• [What you need to do] Reproduce, character for character, the lines below from the first through the one with "tickvals=y_ticks, ticklabelstandoff=2, **axis_common)". Leave pictures out.

• [Data lines]
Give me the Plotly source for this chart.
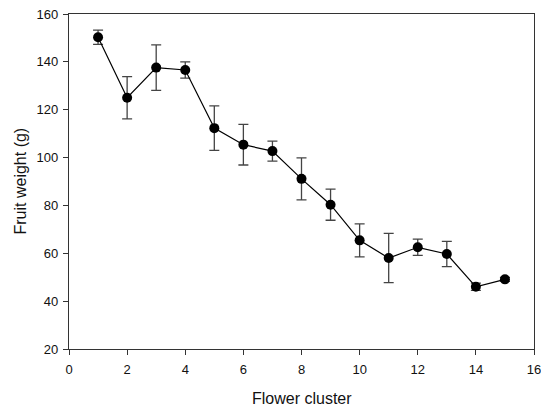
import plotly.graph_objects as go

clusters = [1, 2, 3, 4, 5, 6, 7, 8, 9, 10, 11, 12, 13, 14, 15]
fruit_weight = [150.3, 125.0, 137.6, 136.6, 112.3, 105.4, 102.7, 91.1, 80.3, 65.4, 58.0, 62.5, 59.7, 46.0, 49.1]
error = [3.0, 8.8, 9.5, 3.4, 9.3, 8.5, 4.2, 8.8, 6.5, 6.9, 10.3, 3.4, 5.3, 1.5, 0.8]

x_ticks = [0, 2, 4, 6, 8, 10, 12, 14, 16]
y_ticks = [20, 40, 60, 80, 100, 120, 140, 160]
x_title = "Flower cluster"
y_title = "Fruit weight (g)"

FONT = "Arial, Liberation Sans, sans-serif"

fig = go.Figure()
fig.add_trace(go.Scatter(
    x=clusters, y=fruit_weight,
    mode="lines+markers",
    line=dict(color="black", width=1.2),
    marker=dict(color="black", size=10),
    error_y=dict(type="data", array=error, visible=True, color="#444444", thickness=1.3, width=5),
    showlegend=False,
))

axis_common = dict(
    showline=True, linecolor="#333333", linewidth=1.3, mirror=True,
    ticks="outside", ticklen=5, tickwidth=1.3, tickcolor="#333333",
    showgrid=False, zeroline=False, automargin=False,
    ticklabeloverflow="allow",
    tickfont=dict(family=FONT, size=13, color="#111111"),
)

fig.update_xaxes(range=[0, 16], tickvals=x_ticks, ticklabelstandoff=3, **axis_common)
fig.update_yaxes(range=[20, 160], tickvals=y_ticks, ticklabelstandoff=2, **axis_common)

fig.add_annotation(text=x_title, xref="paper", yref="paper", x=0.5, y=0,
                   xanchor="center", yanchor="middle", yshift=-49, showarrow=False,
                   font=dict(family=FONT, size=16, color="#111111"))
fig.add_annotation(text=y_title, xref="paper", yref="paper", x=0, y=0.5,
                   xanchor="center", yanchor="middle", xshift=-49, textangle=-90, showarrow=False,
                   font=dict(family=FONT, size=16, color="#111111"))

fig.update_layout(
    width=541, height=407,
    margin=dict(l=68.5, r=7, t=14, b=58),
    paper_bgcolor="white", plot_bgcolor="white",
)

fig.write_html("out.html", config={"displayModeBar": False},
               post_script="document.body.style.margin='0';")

• [Complete answer]
Give me the Plotly source for this chart.
import plotly.graph_objects as go

clusters = [1, 2, 3, 4, 5, 6, 7, 8, 9, 10, 11, 12, 13, 14, 15]
fruit_weight = [150.3, 125.0, 137.6, 136.6, 112.3, 105.4, 102.7, 91.1, 80.3, 65.4, 58.0, 62.5, 59.7, 46.0, 49.1]
error = [3.0, 8.8, 9.5, 3.4, 9.3, 8.5, 4.2, 8.8, 6.5, 6.9, 10.3, 3.4, 5.3, 1.5, 0.8]

x_ticks = [0, 2, 4, 6, 8, 10, 12, 14, 16]
y_ticks = [20, 40, 60, 80, 100, 120, 140, 160]
x_title = "Flower cluster"
y_title = "Fruit weight (g)"

FONT = "Arial, Liberation Sans, sans-serif"

fig = go.Figure()
fig.add_trace(go.Scatter(
    x=clusters, y=fruit_weight,
    mode="lines+markers",
    line=dict(color="black", width=1.2),
    marker=dict(color="black", size=10),
    error_y=dict(type="data", array=error, visible=True, color="#444444", thickness=1.3, width=5),
    showlegend=False,
))

axis_common = dict(
    showline=True, linecolor="#333333", linewidth=1.3, mirror=True,
    ticks="outside", ticklen=5, tickwidth=1.3, tickcolor="#333333",
    showgrid=False, zeroline=False, automargin=False,
    ticklabeloverflow="allow",
    tickfont=dict(family=FONT, size=13, color="#111111"),
)

fig.update_xaxes(range=[0, 16], tickvals=x_ticks, ticklabelstandoff=3, **axis_common)
fig.update_yaxes(range=[20, 160], tickvals=y_ticks, ticklabelstandoff=2, **axis_common)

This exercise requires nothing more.